Lately I have been reading the book "Let Me Hear Your Voice", by Catherine Maurice. I'd heard of it many times, but avoided because I associated it with the words "Lovaas" and "recovery", both of which I have mixed feelings about.
I was immediately drawn in by her writing, and by the fact that she's not any sort of zealot (so far, but I haven't finished it yet), just a very hard-working and loving mom. Even though she gives so much credit to her ABA therapists, I think equal credit goes to her, and all her "incidental teaching". She sang songs and played and talked with her kids for hours every day.
I was particularly moved by the section of the book in which she realizes that her youngest child is also autistic.
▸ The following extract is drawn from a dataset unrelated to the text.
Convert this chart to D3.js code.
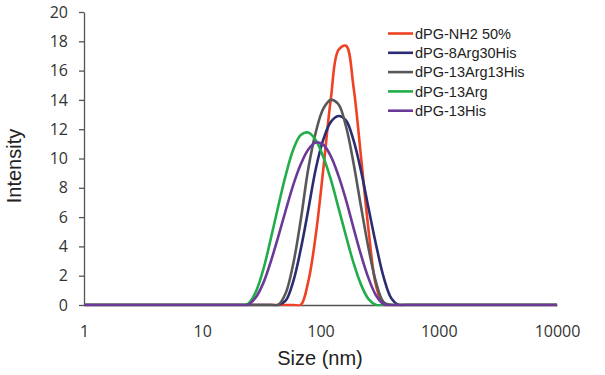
<!DOCTYPE html>
<html>
<head>
<meta charset="utf-8">
<script src="https://cdn.jsdelivr.net/npm/d3@7"></script>
<style>
  html, body { margin: 0; padding: 0; background: #fff; }
  svg { display: block; }
</style>
</head>
<body>
<svg id="chart" width="605" height="375"></svg>
<script>
// Size bins (nm)
const sizes = [1, 15.69, 18.17, 21.04, 24.36, 28.21, 32.67, 37.84, 43.82, 50.75, 58.77, 68.06, 78.82, 91.28, 105.7, 122.4, 141.8, 164.2, 190.1, 220.2, 255.0, 295.3, 342.0, 396.1, 458.7, 531.2, 10000];

const seriesNames = ["dPG-NH2 50%", "dPG-8Arg30His", "dPG-13Arg13His", "dPG-13Arg", "dPG-13His"];
const seriesColors = ["#ef4123", "#2b2c72", "#58585a", "#22ad4b", "#6b3a99"];

const nh2_50 =      [0, 0, 0, 0, 0, 0, 0, 0, 0, 0, 0, 0, 1.6, 4.8, 9.3, 14.1, 17.4, 17.7, 14.9, 10.1, 5.1, 1.3, 0, 0, 0, 0, 0];
const arg8his30 =   [0, 0, 0, 0, 0, 0, 0, 0, 0, 0.3, 1.6, 3.8, 6.5, 9.3, 11.3, 12.5, 12.9, 12.6, 11.25, 9.15, 6.6, 4.1, 1.9, 0.47, 0, 0, 0];
const arg13his13 =  [0, 0, 0, 0, 0, 0, 0, 0, 0, 0.8, 2.8, 5.8, 9.3, 11.8, 13.4, 14.0, 13.7, 12.2, 9.7, 6.7, 3.85, 1.53, 0.2, 0, 0, 0, 0];
const arg13 =       [0, 0, 0, 0, 0.07, 0.85, 2.36, 4.46, 6.7, 8.85, 10.6, 11.6, 11.77, 11.25, 10.1, 8.55, 6.65, 4.72, 2.88, 1.39, 0.4, 0, 0, 0, 0, 0, 0];
const his13 =       [0, 0, 0, 0, 0.02, 0.49, 1.46, 2.92, 4.63, 6.45, 8.18, 9.6, 10.62, 11.09, 10.93, 10.15, 8.83, 7.18, 5.27, 3.42, 1.82, 0.65, 0.06, 0, 0, 0, 0];

const seriesValues = [nh2_50, arg8his30, arg13his13, arg13, his13];

const xTicks = [1, 10, 100, 1000, 10000];
const yTicks = [0, 2, 4, 6, 8, 10, 12, 14, 16, 18, 20];

const svg = d3.select("#chart");
const plotLeft = 84, plotRight = 557, plotTop = 12, plotBottom = 305;

const x = d3.scaleLog().domain([1, 10000]).range([plotLeft, plotRight]);
const y = d3.scaleLinear().domain([0, 20]).range([plotBottom, plotTop]);

const axisColor = "#555555";
const textColor = "#333333";

// Y axis
const yAxis = svg.append("g")
  .attr("transform", `translate(${plotLeft},0)`)
  .call(d3.axisLeft(y).tickValues(yTicks).tickSize(5).tickSizeOuter(0).tickPadding(11).tickFormat(d3.format("d")));
yAxis.select(".domain").attr("stroke", axisColor).attr("stroke-width", 1.3);
yAxis.selectAll(".tick line").attr("stroke", axisColor).attr("stroke-width", 1.3);
yAxis.selectAll(".tick text")
  .attr("fill", textColor)
  .style("font-family", "'Open Sans', 'Liberation Sans', sans-serif")
  .style("font-size", "16px");

// X axis
const xAxis = svg.append("g")
  .attr("transform", `translate(0,${plotBottom})`)
  .call(d3.axisBottom(x).tickValues(xTicks).tickSize(0).tickPadding(21).tickFormat(d3.format("d")));
xAxis.select(".domain").attr("stroke", axisColor).attr("stroke-width", 1.3);
xAxis.selectAll(".tick text")
  .attr("fill", textColor)
  .style("font-family", "'Open Sans', 'Liberation Sans', sans-serif")
  .style("font-size", "16px");

// Lines (clip slightly below baseline to hide spline overshoot)
svg.append("clipPath").attr("id", "plotClip")
  .append("rect")
  .attr("x", plotLeft - 2).attr("y", 0)
  .attr("width", plotRight - plotLeft + 4).attr("height", plotBottom + 1.3);

const line = d3.line()
  .x((d, i) => x(sizes[i]))
  .y(d => y(d))
  .curve(d3.curveCatmullRom.alpha(0.5));

const linesG = svg.append("g").attr("clip-path", "url(#plotClip)");
seriesValues.forEach((vals, k) => {
  linesG.append("path")
    .datum(vals)
    .attr("fill", "none")
    .attr("stroke", seriesColors[k])
    .attr("stroke-width", 2.6)
    .attr("stroke-linejoin", "round")
    .attr("d", line);
});

// Axis titles
svg.append("text")
  .attr("x", 320).attr("y", 365)
  .attr("text-anchor", "middle")
  .attr("fill", "#222")
  .style("font-family", "'Liberation Sans', Arial, sans-serif")
  .style("font-size", "20px")
  .text("Size (nm)");

svg.append("text")
  .attr("transform", "translate(21,166) rotate(-90)")
  .attr("text-anchor", "middle")
  .attr("fill", "#222")
  .style("font-family", "'Liberation Sans', Arial, sans-serif")
  .style("font-size", "20px")
  .text("Intensity");

// Legend
const legend = svg.append("g");
seriesNames.forEach((name, k) => {
  const ly = 33.5 + k * 19.3;
  legend.append("line")
    .attr("x1", 388).attr("x2", 413)
    .attr("y1", ly).attr("y2", ly)
    .attr("stroke", seriesColors[k])
    .attr("stroke-width", 2.6);
  legend.append("text")
    .attr("x", 415).attr("y", ly)
    .attr("dy", "0.36em")
    .attr("fill", "#222")
    .style("font-family", "'Liberation Sans', Arial, sans-serif")
    .style("font-size", "14.5px")
    .text(name);
});
</script>
</body>
</html>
The huge effort she put into convincing herself that it wasn't true reminded me of myself almost a year ago. I remember staring at each twin thinking, "He just smiled at me, he can't be autistic"..."He is climbing up into my lap, so he can't be autistic" and so on.
It is a little hard to read this book and not think "If I hired enough people, and spent every second getting my boys to interact, could they also progress so fast?" G. is pretty easy to engage, and even seeks me out, but B. spends quite a bit of time doing his own thing. It's hard work to get him interested in things, and it might help if I hired a fresh face to work with him. While I think he should have times to relax and be himself, I also feel like I could use some help from somebody with experience interacting with kids like him.
As far as the concept of "recovery" goes, neither my husband nor I consider ourselves completely "normal", so we've never expected to have kids who were so. To fit into our family, it really benefits one to be, at the least, eccentric. But I do find Maurice's book encouraging, because her kids started out from a point a lot like mine. I feel re-energized, not necessarily to go out and set up an ABA program, but to believe that the songs we're singing and the goofy games we play are on the right track.
Movie Note: Finally saw Little Miss Sunshine, and loved it. I never cry in movies, and I cried all through this one, although officially it's a comedy, so that's a little odd.
2 comments:
Well now I'm going to have to move that book to the top of the mountain that is my bedside table. It's so interesting reading about the differences between your two (as with mine). When are you going to post photos? I cried through Little Miss Sunshine too. Talk about a spectrum family!
Hmm - like a book review! It sounds as if we had similar mis-givings, maybe I'll give it a go afterall.
As for Little Miss Sunshine.....a new classic.